I’m making a 3D game with 2D characters. When the player walks behind some geometry I’d like to show the shape of the character in front of everything. A common technique, however I’m having some issues with using Paper2D sprites.
This is how the effect appears in the editor. Everything looks good as an emissive layer is drawn using Post Process and Custom Depth.

327869-desired.png

However, as soon as I play the game, hiding certain parts of the character (which are separate sprites) behind geometry hides those components. In this example image the same character is only showing the hat in the post process effect, because the hat is slightly sticking from behind the tree and thus isn’t culled.

327870-nope.png

As far as I’ve seen from tutorials and other users this doesn’t happen with anything except Paper2D Sprites. I can personally confirm that it works fine with meshes. Even a fully occluded mesh will be drawn. Is there any way to force the Sprites to render so they can be used for custom depth?

This is old, but I’ve come into this issue myself, and solved it.

The issue is in occlusion culling, so when the whole sprite is occluded, the engine won’t render it at all.

To fix this, go to your object (sprite, flipbook, etc.) and increase the parameter for bounds scale.

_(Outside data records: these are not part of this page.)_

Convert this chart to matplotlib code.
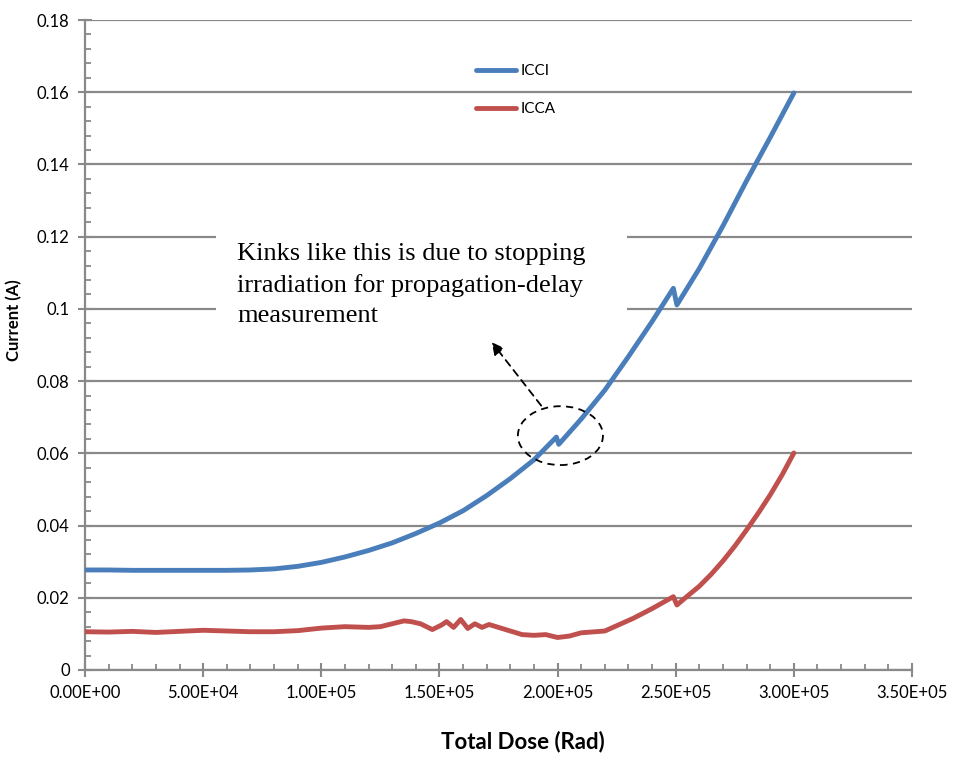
import matplotlib
matplotlib.use("Agg")
import matplotlib.pyplot as plt
from matplotlib.patches import Ellipse, Rectangle

# data
icci_dose = [0, 1e4, 2e4, 3e4, 4e4, 5e4, 6e4, 7e4, 8e4, 9e4, 1e5, 1.1e5, 1.2e5,
             1.3e5, 1.4e5, 1.5e5, 1.6e5, 1.7e5, 1.8e5, 1.9e5, 1.995e5, 2.005e5,
             2.1e5, 2.2e5, 2.3e5, 2.4e5, 2.49e5, 2.505e5, 2.6e5, 2.7e5, 2.8e5,
             2.9e5, 3.0e5]
icci = [0.0277, 0.0277, 0.0276, 0.0276, 0.0276, 0.0276, 0.0276, 0.0277, 0.0280,
        0.0287, 0.0298, 0.0313, 0.0331, 0.0352, 0.0378, 0.0407, 0.0441, 0.0483,
        0.0530, 0.0582, 0.0645, 0.0625, 0.0695, 0.0775, 0.0868, 0.0965, 0.1057,
        0.1011, 0.1112, 0.1230, 0.1355, 0.1475, 0.1598]

icca_dose = [0, 1e4, 2e4, 3e4, 4e4, 5e4, 6e4, 7e4, 8e4, 9e4, 1e5, 1.1e5, 1.2e5,
             1.25e5, 1.3e5, 1.35e5, 1.38e5, 1.42e5, 1.47e5, 1.51e5, 1.53e5,
             1.56e5, 1.59e5, 1.62e5, 1.65e5, 1.68e5, 1.71e5, 1.75e5, 1.8e5,
             1.85e5, 1.9e5, 1.95e5, 2.0e5, 2.05e5, 2.1e5, 2.2e5, 2.32e5, 2.4e5,
             2.49e5, 2.505e5, 2.55e5, 2.6e5, 2.65e5, 2.7e5, 2.75e5, 2.8e5,
             2.85e5, 2.9e5, 2.95e5, 3.0e5]
icca = [0.0106, 0.0105, 0.0107, 0.0104, 0.0107, 0.0110, 0.0108, 0.0106, 0.0106,
        0.0109, 0.0116, 0.0120, 0.0118, 0.0120, 0.0128, 0.0136, 0.0134, 0.0128,
        0.0112, 0.0125, 0.0134, 0.0118, 0.0140, 0.0115, 0.0128, 0.0118, 0.0126,
        0.0118, 0.0108, 0.0098, 0.0096, 0.0098, 0.0090, 0.0094, 0.0103, 0.0108,
        0.0143, 0.0170, 0.0203, 0.0180, 0.0205, 0.0232, 0.0265, 0.0302, 0.0343,
        0.0388, 0.0435, 0.0485, 0.0540, 0.0601]

x_ticks = [0, 5e4, 1e5, 1.5e5, 2e5, 2.5e5, 3e5, 3.5e5]
x_labels = ["0.00E+00", "5.00E+04", "1.00E+05", "1.50E+05", "2.00E+05",
            "2.50E+05", "3.00E+05", "3.50E+05"]
y_ticks = [0, 0.02, 0.04, 0.06, 0.08, 0.1, 0.12, 0.14, 0.16, 0.18]
y_labels = ["0", "0.02", "0.04", "0.06", "0.08", "0.1", "0.12", "0.14", "0.16", "0.18"]

note = "Kinks like this is due to stopping\nirradiation for propagation-delay\nmeasurement"

grid_c = "#898989"
fig = plt.figure(figsize=(9.56, 7.59), dpi=100)
ax = fig.add_axes([85 / 956, 89 / 759, 827 / 956, 650 / 759])

ax.plot(icci_dose, icci, color="#4a7ebb", lw=3.5, label="ICCI", zorder=3,
        solid_capstyle="round")
ax.plot(icca_dose, icca, color="#c0504d", lw=3.5, label="ICCA", zorder=3,
        solid_capstyle="round")

ax.set_xlim(0, 3.5e5)
ax.set_ylim(0, 0.18)
ax.set_xticks(x_ticks)
ax.set_xticklabels(x_labels)
ax.set_yticks(y_ticks)
ax.set_yticklabels(y_labels)
ax.set_xticks([i * 1e4 for i in range(36)], minor=True)
ax.set_yticks([i * 0.004 for i in range(46)], minor=True)

ax.set_axisbelow(True)
ax.grid(axis="y", which="major", color=grid_c, lw=1.6)
for s in ["top", "right"]:
    ax.spines[s].set_visible(False)
for s in ["left", "bottom"]:
    ax.spines[s].set_color(grid_c)
    ax.spines[s].set_linewidth(1.6)
ax.tick_params(which="major", direction="inout", length=10, width=1.5,
               color=grid_c, labelsize=12, pad=6)
ax.tick_params(which="minor", direction="in", length=4, width=1.3, color=grid_c)
for lab in ax.get_xticklabels() + ax.get_yticklabels():
    lab.set_fontfamily("Lato")

ax.set_xlabel("Total Dose (Rad)", fontsize=16, fontweight="bold",
              family="Lato", labelpad=21)
ax.xaxis.label.set_x(0.53)
fig.text(14 / 956, 1 - 320 / 759, "Current (A)", rotation=90, fontsize=12,
         fontweight="bold", family="Lato", ha="center", va="center")

# white box behind the note
ax.add_patch(Rectangle((55400, 0.0928), 174000, 0.0286, facecolor="white",
                       edgecolor="none", zorder=1))
ax.text(64300, 0.1183, note, family="Liberation Serif", fontsize=19,
        va="top", ha="left", linespacing=1.5, zorder=4)

ax.add_patch(Ellipse((2.012e5, 0.0649), 3.6e4, 0.0163, fill=False,
                     ls=(0, (4, 3)), lw=1.3, color="black", zorder=4))
ax.annotate("", xy=(1.714e5, 0.0914), xytext=(1.938e5, 0.0726),
            arrowprops=dict(arrowstyle="-|>", ls=(0, (4, 3)), lw=1.3,
                            color="black", mutation_scale=18), zorder=4)

leg = ax.legend(loc="upper left", bbox_to_anchor=(0.473, 0.932), frameon=False,
                prop={"family": "Lato", "size": 11}, borderpad=0,
                borderaxespad=0, handlelength=2.6, handletextpad=0.3,
                labelspacing=1.55)

fig.savefig("out.png", dpi=100)
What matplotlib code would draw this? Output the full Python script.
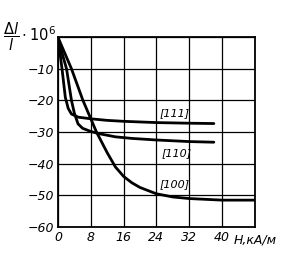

Read more about occlusion culling here: Visibility and Occlusion Culling | Unreal Engine Documentation

I’m having the same issue (UE 5.0.3).

I’ve heard about using Bounds Scale before but I was told that it was a bad idea to mess with that setting. Moreover, I was lead to believe that enabling the Render Custom Depth setting in the actor was supposed to disable occlusion culling for that particular actor. And yet, it looks like this is not working for sprites.

Going back to the Bounds Scale, the documentation mentions something about the shadow quality being degraded. What does it means? How does the setting affect the shadow? Does the quality degrades more with higher scale values? Since sprites have no depth, the bounding box itself is only 0.5 deep. So to have a custom depth that still works at some distance, the scale must be quite big, like 4000x just for a 20m. With such a high value, it makes me wonder if this is a good idea.

Hey guys!

@NahorCA it’s fine! Numbers are just numbers, and sometimes they get strangely high, but it’s safe. 20m isn’t very far in this use case. Now if it was enough to encompass the entire world, I’d worry then. The size that would be important for the gameplay isn’t going to be big enough to affect load in any large way, so go for it! Make it a little bigger than you need and the program will be almost completely unaffected.

@GMchris Did this solve your issue?

That’s 20m in depth, and depth only. On the other two axis, it depends on the world size of the sprite, which for my use case is the standard capsule size (i.e. with a 4000x scale, the width x height are ~2x7 km). Is that still OK?

As for numbers being high, it all depends on how their usage, does it not? A high velocity can wreck havoc with physics and collisions for instance. Here, the fact that the Scale Bounds documentation has a red warning, coupled with the km scale, is what concerns me.